#### PROBLEM TO SOLVE:
Omit all pictures. Copy the rest of the material exactly.
===============
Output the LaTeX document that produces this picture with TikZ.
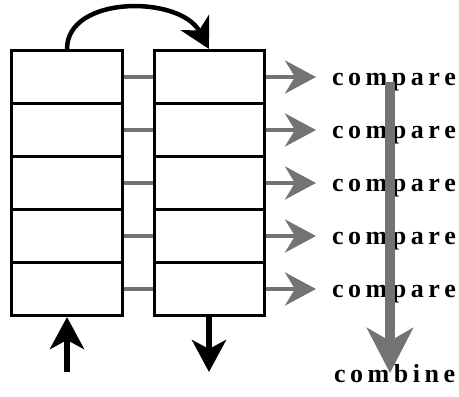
\documentclass[tikz,border=0pt]{standalone}
\usepackage{fontspec}
\setmainfont{Liberation Serif}
\usetikzlibrary{arrows.meta}
\definecolor{checkgray}{gray}{0.45}
\newcommand\lsp{\kern4.5bp}
\tikzset{
  cell/.style={draw=black, line width=3bp, minimum width=110bp, minimum height=53bp, inner sep=0pt},
  graylink/.style={draw=checkgray, line width=4bp},
  grayarrow/.style={draw=checkgray, fill=checkgray, line width=4bp, shorten >=16bp,
     -{Stealth[length=31bp, width=33bp, inset=10bp]}},
  bigdown/.style={draw=checkgray, fill=checkgray, line width=10bp,
     -{Stealth[length=45bp, width=46bp, inset=13bp]}},
  blackarrow/.style={draw=black, line width=6bp, -{Stealth[length=32bp, width=34bp, inset=9bp]}},
  curvearrow/.style={draw=black, line width=4.5bp, -{Stealth[length=30bp, width=32bp, inset=9bp]}},
  word/.style={anchor=base west, inner sep=0pt, font=\fontsize{26bp}{30bp}\selectfont\bfseries}
}
\begin{document}
\begin{tikzpicture}[x=1bp, y=-1bp]
\useasboundingbox (0,0) rectangle (459,396);
% columns
\foreach \i in {1,...,5} {
  \node[cell] (L\i) at (67, 24+53*\i) {};
  \node[cell] (R\i) at (209, 24+53*\i) {};
}
% labels
\foreach \i in {1,...,5} {
  \node[word] (C\i) at (332, 32+53*\i) {c\lsp o\lsp m\lsp p\lsp a\lsp r\lsp e};
}
\node[word] (comb) at (334, 382) {c\lsp o\lsp m\lsp b\lsp i\lsp n\lsp e};
% links between columns and to compare
\foreach \i in {1,...,5} {
  \draw[graylink] (L\i.east) -- (R\i.west);
  \draw[grayarrow] (R\i.east) -- (R\i.east -| C\i.west);
}
% big vertical arrow
\coordinate (vtop) at (390,82);
\coordinate (vbot) at (390,373);
\draw[bigdown] (vtop) -- (vbot);
% curved arrow
\draw[curvearrow] (L1.north) .. controls (67,-5) and (180,-5) .. (R1.north);
% in / out arrows
\coordinate (inbot) at (67,372);
\coordinate (outbot) at (209,372);
\draw[blackarrow] (inbot) -- (L5.south);
\draw[blackarrow] (R5.south) -- (outbot);
\end{tikzpicture}
\end{document}
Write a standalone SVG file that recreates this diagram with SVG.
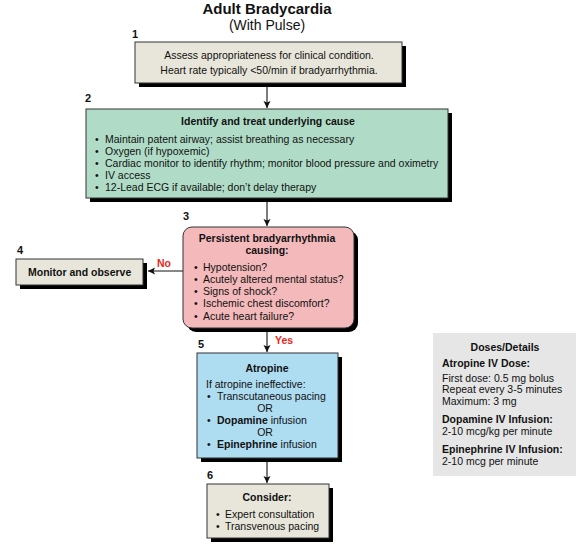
===============
#### WRITTEN SOLUTION:
Output the LaTeX document that produces this picture with TikZ.
\documentclass[tikz,border=0pt]{standalone}
\usepackage{fontspec}
\setmainfont{Liberation Serif}
\usetikzlibrary{arrows.meta}
\definecolor{checkgray}{gray}{0.45}
\newcommand\lsp{\kern4.5bp}
\tikzset{
  cell/.style={draw=black, line width=3bp, minimum width=110bp, minimum height=53bp, inner sep=0pt},
  graylink/.style={draw=checkgray, line width=4bp},
  grayarrow/.style={draw=checkgray, fill=checkgray, line width=4bp, shorten >=16bp,
     -{Stealth[length=31bp, width=33bp, inset=10bp]}},
  bigdown/.style={draw=checkgray, fill=checkgray, line width=10bp,
     -{Stealth[length=45bp, width=46bp, inset=13bp]}},
  blackarrow/.style={draw=black, line width=6bp, -{Stealth[length=32bp, width=34bp, inset=9bp]}},
  curvearrow/.style={draw=black, line width=4.5bp, -{Stealth[length=30bp, width=32bp, inset=9bp]}},
  word/.style={anchor=base west, inner sep=0pt, font=\fontsize{26bp}{30bp}\selectfont\bfseries}
}
\begin{document}
\begin{tikzpicture}[x=1bp, y=-1bp]
\useasboundingbox (0,0) rectangle (459,396);
% columns
\foreach \i in {1,...,5} {
  \node[cell] (L\i) at (67, 24+53*\i) {};
  \node[cell] (R\i) at (209, 24+53*\i) {};
}
% labels
\foreach \i in {1,...,5} {
  \node[word] (C\i) at (332, 32+53*\i) {c\lsp o\lsp m\lsp p\lsp a\lsp r\lsp e};
}
\node[word] (comb) at (334, 382) {c\lsp o\lsp m\lsp b\lsp i\lsp n\lsp e};
% links between columns and to compare
\foreach \i in {1,...,5} {
  \draw[graylink] (L\i.east) -- (R\i.west);
  \draw[grayarrow] (R\i.east) -- (R\i.east -| C\i.west);
}
% big vertical arrow
\coordinate (vtop) at (390,82);
\coordinate (vbot) at (390,373);
\draw[bigdown] (vtop) -- (vbot);
% curved arrow
\draw[curvearrow] (L1.north) .. controls (67,-5) and (180,-5) .. (R1.north);
% in / out arrows
\coordinate (inbot) at (67,372);
\coordinate (outbot) at (209,372);
\draw[blackarrow] (inbot) -- (L5.south);
\draw[blackarrow] (R5.south) -- (outbot);
\end{tikzpicture}
\end{document}
Write a standalone SVG file that recreates this diagram with SVG.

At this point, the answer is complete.